■ Task objective: Your task is to repeat all of the data exactly while excluding the pictures.

■ Data shown:
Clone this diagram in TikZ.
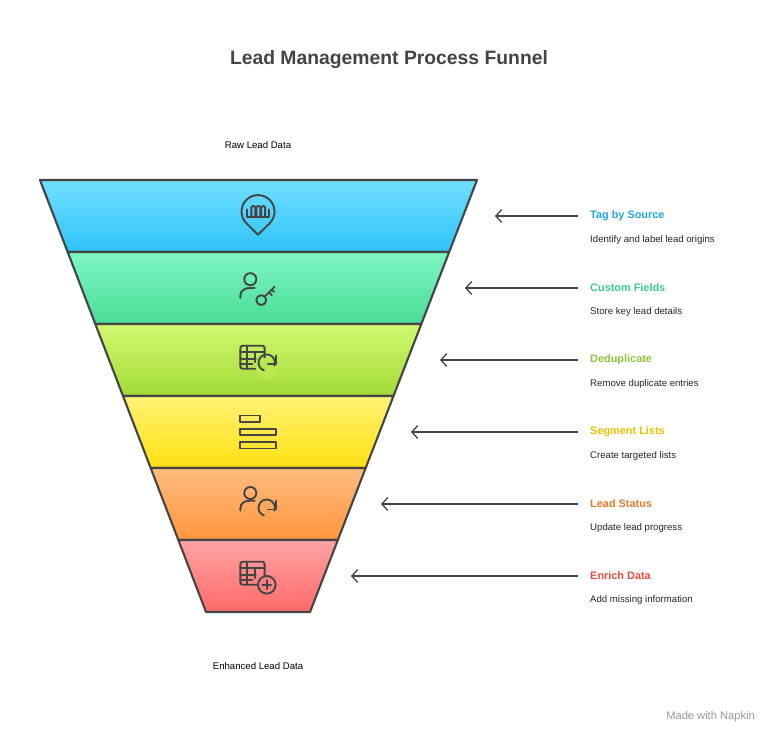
\documentclass[tikz,border=0pt]{standalone}
\usepackage{fontspec}
\setmainfont{Liberation Sans}
\usetikzlibrary{arrows.meta}
\definecolor{ink}{HTML}{444444}
\definecolor{aT}{HTML}{72DEFF}\definecolor{aB}{HTML}{2EC3F8}\definecolor{aL}{HTML}{1EA8E0}
\definecolor{bT}{HTML}{7FF6C4}\definecolor{bB}{HTML}{48DC96}\definecolor{bL}{HTML}{3CC98A}
\definecolor{cT}{HTML}{D2F870}\definecolor{cB}{HTML}{A2DA36}\definecolor{cL}{HTML}{8DC43A}
\definecolor{dT}{HTML}{FFF277}\definecolor{dB}{HTML}{FFE012}\definecolor{dL}{HTML}{E2C400}
\definecolor{eT}{HTML}{FFBC80}\definecolor{eB}{HTML}{FF963E}\definecolor{eL}{HTML}{E87A2A}
\definecolor{fT}{HTML}{FFA3A3}\definecolor{fB}{HTML}{FF6A6A}\definecolor{fL}{HTML}{E84E3E}
\tikzset{
  band/.style={draw=ink, line width=1.8pt, line join=round},
  icon/.style={draw=ink, line width=1.6pt, line cap=round, line join=round},
  pointer/.style={draw=ink, line width=1.1pt, -{Straight Barb[length=5pt,width=11pt]}},
  stage/.style={font=\bfseries\fontsize{9.3}{11}\selectfont, anchor=west, inner sep=0pt},
  note/.style={font=\fontsize{8.2}{10}\selectfont, color=black!85, anchor=west, inner sep=0pt}
}
\begin{document}
\begin{tikzpicture}[x=0.03cm, y=-0.03cm]
\useasboundingbox[fill=white] (0,0) rectangle (779,744);
%Titel
\node[font=\bfseries\fontsize{16.5}{19}\selectfont, color=ink] (title) at (389,60) {Lead Management Process Funnel};
\node[font=\fontsize{8.2}{10}\selectfont] (raw) at (258,145) {Raw Lead Data};
\node[font=\fontsize{8.2}{10}\selectfont] (enh) at (258,666) {Enhanced Lead Data};
\node[font=\fontsize{9.5}{11}\selectfont, color=black!40, anchor=east, inner sep=0pt] (napkin) at (755,717) {Made with Napkin};

%Trichter
\foreach \i/\c/\head/\name/\desc in {
  0/a/495/Tag by Source/Identify and label lead origins,
  1/b/465/Custom Fields/Store key lead details,
  2/c/440/Deduplicate/Remove duplicate entries,
  3/d/411/Segment Lists/Create targeted lists,
  4/e/381/Lead Status/Update lead progress,
  5/f/351/Enrich Data/Add missing information}{
  \pgfmathsetmacro{\yt}{180+72*\i}
  \pgfmathsetmacro{\yb}{252+72*\i}
  \pgfmathsetmacro{\ym}{216+72*\i}
  \shade[top color=\c T, bottom color=\c B]
    ({40+27.67*\i},\yt) -- ({477-27.83*\i},\yt) -- ({477-27.83*(\i+1)},\yb) -- ({40+27.67*(\i+1)},\yb) -- cycle;
  \draw[band] ({40+27.67*\i},\yt) -- ({477-27.83*\i},\yt) -- ({477-27.83*(\i+1)},\yb) -- ({40+27.67*(\i+1)},\yb) -- cycle;
  \node[stage, color=\c L] (s\i) at (590,\ym) {\name};
  \node[note] (d\i) at (590,\ym+24) {\desc};
  \coordinate (t\i) at (578,\ym);
  \coordinate (h\i) at (\head,\ym);
  \draw[pointer] (t\i) -- (h\i);
}

%Symbole
\begin{scope}[shift={(258,216)}, yscale=-1, scale=1.1]
  \draw[icon] (0,-17) -- (-10.6,-6.6) arc[start angle=225, end angle=-45, radius=15] -- cycle;
  \draw[icon] (-10,6) -- (-10,-1) -- (10,-1) -- (10,6);
  \foreach \bx in {-6,-1.5,3} \draw[icon, rounded corners=1pt] (\bx,-1) rectangle (\bx+3.5,9);
\end{scope}
\begin{scope}[shift={(258,288)}, yscale=-1, scale=1.1]
  \draw[icon] (-7,8) circle[radius=5.5];
  \draw[icon] (-16,-9) -- (-16,-7) .. controls (-16,-2) and (-12,0) .. (-7,0) -- (-3,0);
  \draw[icon] (3,-11) circle[radius=4.5];
  \draw[icon] (6.2,-7.8) -- (15,1) (10,-4) -- (12.5,-6.5) (12.5,-1.5) -- (14.5,-3.5);
\end{scope}
\begin{scope}[shift={(258,360)}, yscale=-1, scale=1.1]
  \draw[icon, rounded corners=2pt] (-16,13) rectangle (6,-8);
  \draw[icon] (-16,7) -- (6,7) (-16,1) -- (-2,1) (-16,-4) -- (-5,-4) (-10,13) -- (-10,-8) (-3,7) -- (-3,-2);
  \fill[cT!45!cB] (8,-8) circle[radius=10];
  \draw[icon] (15,-5) arc[start angle=-20, end angle=250, radius=7.5];
  \draw[icon] (16,4) -- (16,-4) -- (9,-4);
\end{scope}
\begin{scope}[shift={(258,432)}, yscale=-1, scale=1.1]
  \draw[icon] (-16,15) rectangle (2,9);
  \draw[icon] (-16,3) rectangle (16,-3);
  \draw[icon] (-16,-9) rectangle (16,-15);
\end{scope}
\begin{scope}[shift={(258,504)}, yscale=-1, scale=1.1]
  \draw[icon] (-7,10) circle[radius=5.5];
  \draw[icon] (-16,-6) -- (-16,-4) .. controls (-16,1) and (-12,3) .. (-7,3) -- (-3,3);
  \draw[icon] (15,-6) arc[start angle=-20, end angle=250, radius=7.5];
  \draw[icon] (16,3) -- (16,-5) -- (9,-5);
\end{scope}
\begin{scope}[shift={(258,576)}, yscale=-1, scale=1.1]
  \draw[icon, rounded corners=2pt] (-16,13) rectangle (6,-8);
  \draw[icon] (-16,7) -- (6,7) (-16,1) -- (-2,1) (-16,-4) -- (-5,-4) (-10,13) -- (-10,-8) (-3,7) -- (-3,-2);
  \filldraw[icon, fill=fT!40!fB] (8,-8) circle[radius=8];
  \draw[icon] (4,-8) -- (12,-8) (8,-12) -- (8,-4);
\end{scope}
\end{tikzpicture}
\end{document}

■ Task result:
Clone this diagram in TikZ.
\documentclass[tikz,border=0pt]{standalone}
\usepackage{fontspec}
\setmainfont{Liberation Sans}
\usetikzlibrary{arrows.meta}
\definecolor{ink}{HTML}{444444}
\definecolor{aT}{HTML}{72DEFF}\definecolor{aB}{HTML}{2EC3F8}\definecolor{aL}{HTML}{1EA8E0}
\definecolor{bT}{HTML}{7FF6C4}\definecolor{bB}{HTML}{48DC96}\definecolor{bL}{HTML}{3CC98A}
\definecolor{cT}{HTML}{D2F870}\definecolor{cB}{HTML}{A2DA36}\definecolor{cL}{HTML}{8DC43A}
\definecolor{dT}{HTML}{FFF277}\definecolor{dB}{HTML}{FFE012}\definecolor{dL}{HTML}{E2C400}
\definecolor{eT}{HTML}{FFBC80}\definecolor{eB}{HTML}{FF963E}\definecolor{eL}{HTML}{E87A2A}
\definecolor{fT}{HTML}{FFA3A3}\definecolor{fB}{HTML}{FF6A6A}\definecolor{fL}{HTML}{E84E3E}
\tikzset{
  band/.style={draw=ink, line width=1.8pt, line join=round},
  icon/.style={draw=ink, line width=1.6pt, line cap=round, line join=round},
  pointer/.style={draw=ink, line width=1.1pt, -{Straight Barb[length=5pt,width=11pt]}},
  stage/.style={font=\bfseries\fontsize{9.3}{11}\selectfont, anchor=west, inner sep=0pt},
  note/.style={font=\fontsize{8.2}{10}\selectfont, color=black!85, anchor=west, inner sep=0pt}
}
\begin{document}
\begin{tikzpicture}[x=0.03cm, y=-0.03cm]
\useasboundingbox[fill=white] (0,0) rectangle (779,744);
%Titel
\node[font=\bfseries\fontsize{16.5}{19}\selectfont, color=ink] (title) at (389,60) {Lead Management Process Funnel};
\node[font=\fontsize{8.2}{10}\selectfont] (raw) at (258,145) {Raw Lead Data};
\node[font=\fontsize{8.2}{10}\selectfont] (enh) at (258,666) {Enhanced Lead Data};
\node[font=\fontsize{9.5}{11}\selectfont, color=black!40, anchor=east, inner sep=0pt] (napkin) at (755,717) {Made with Napkin};

%Trichter
\foreach \i/\c/\head/\name/\desc in {
  0/a/495/Tag by Source/Identify and label lead origins,
  1/b/465/Custom Fields/Store key lead details,
  2/c/440/Deduplicate/Remove duplicate entries,
  3/d/411/Segment Lists/Create targeted lists,
  4/e/381/Lead Status/Update lead progress,
  5/f/351/Enrich Data/Add missing information}{
  \pgfmathsetmacro{\yt}{180+72*\i}
  \pgfmathsetmacro{\yb}{252+72*\i}
  \pgfmathsetmacro{\ym}{216+72*\i}
  \shade[top color=\c T, bottom color=\c B]
    ({40+27.67*\i},\yt) -- ({477-27.83*\i},\yt) -- ({477-27.83*(\i+1)},\yb) -- ({40+27.67*(\i+1)},\yb) -- cycle;
  \draw[band] ({40+27.67*\i},\yt) -- ({477-27.83*\i},\yt) -- ({477-27.83*(\i+1)},\yb) -- ({40+27.67*(\i+1)},\yb) -- cycle;
  \node[stage, color=\c L] (s\i) at (590,\ym) {\name};
  \node[note] (d\i) at (590,\ym+24) {\desc};
  \coordinate (t\i) at (578,\ym);
  \coordinate (h\i) at (\head,\ym);
  \draw[pointer] (t\i) -- (h\i);
}

%Symbole
\begin{scope}[shift={(258,216)}, yscale=-1, scale=1.1]
  \draw[icon] (0,-17) -- (-10.6,-6.6) arc[start angle=225, end angle=-45, radius=15] -- cycle;
  \draw[icon] (-10,6) -- (-10,-1) -- (10,-1) -- (10,6);
  \foreach \bx in {-6,-1.5,3} \draw[icon, rounded corners=1pt] (\bx,-1) rectangle (\bx+3.5,9);
\end{scope}
\begin{scope}[shift={(258,288)}, yscale=-1, scale=1.1]
  \draw[icon] (-7,8) circle[radius=5.5];
  \draw[icon] (-16,-9) -- (-16,-7) .. controls (-16,-2) and (-12,0) .. (-7,0) -- (-3,0);
  \draw[icon] (3,-11) circle[radius=4.5];
  \draw[icon] (6.2,-7.8) -- (15,1) (10,-4) -- (12.5,-6.5) (12.5,-1.5) -- (14.5,-3.5);
\end{scope}
\begin{scope}[shift={(258,360)}, yscale=-1, scale=1.1]
  \draw[icon, rounded corners=2pt] (-16,13) rectangle (6,-8);
  \draw[icon] (-16,7) -- (6,7) (-16,1) -- (-2,1) (-16,-4) -- (-5,-4) (-10,13) -- (-10,-8) (-3,7) -- (-3,-2);
  \fill[cT!45!cB] (8,-8) circle[radius=10];
  \draw[icon] (15,-5) arc[start angle=-20, end angle=250, radius=7.5];
  \draw[icon] (16,4) -- (16,-4) -- (9,-4);
\end{scope}
\begin{scope}[shift={(258,432)}, yscale=-1, scale=1.1]
  \draw[icon] (-16,15) rectangle (2,9);
  \draw[icon] (-16,3) rectangle (16,-3);
  \draw[icon] (-16,-9) rectangle (16,-15);
\end{scope}
\begin{scope}[shift={(258,504)}, yscale=-1, scale=1.1]
  \draw[icon] (-7,10) circle[radius=5.5];
  \draw[icon] (-16,-6) -- (-16,-4) .. controls (-16,1) and (-12,3) .. (-7,3) -- (-3,3);
  \draw[icon] (15,-6) arc[start angle=-20, end angle=250, radius=7.5];
  \draw[icon] (16,3) -- (16,-5) -- (9,-5);
\end{scope}
\begin{scope}[shift={(258,576)}, yscale=-1, scale=1.1]
  \draw[icon, rounded corners=2pt] (-16,13) rectangle (6,-8);
  \draw[icon] (-16,7) -- (6,7) (-16,1) -- (-2,1) (-16,-4) -- (-5,-4) (-10,13) -- (-10,-8) (-3,7) -- (-3,-2);
  \filldraw[icon, fill=fT!40!fB] (8,-8) circle[radius=8];
  \draw[icon] (4,-8) -- (12,-8) (8,-12) -- (8,-4);
\end{scope}
\end{tikzpicture}
\end{document}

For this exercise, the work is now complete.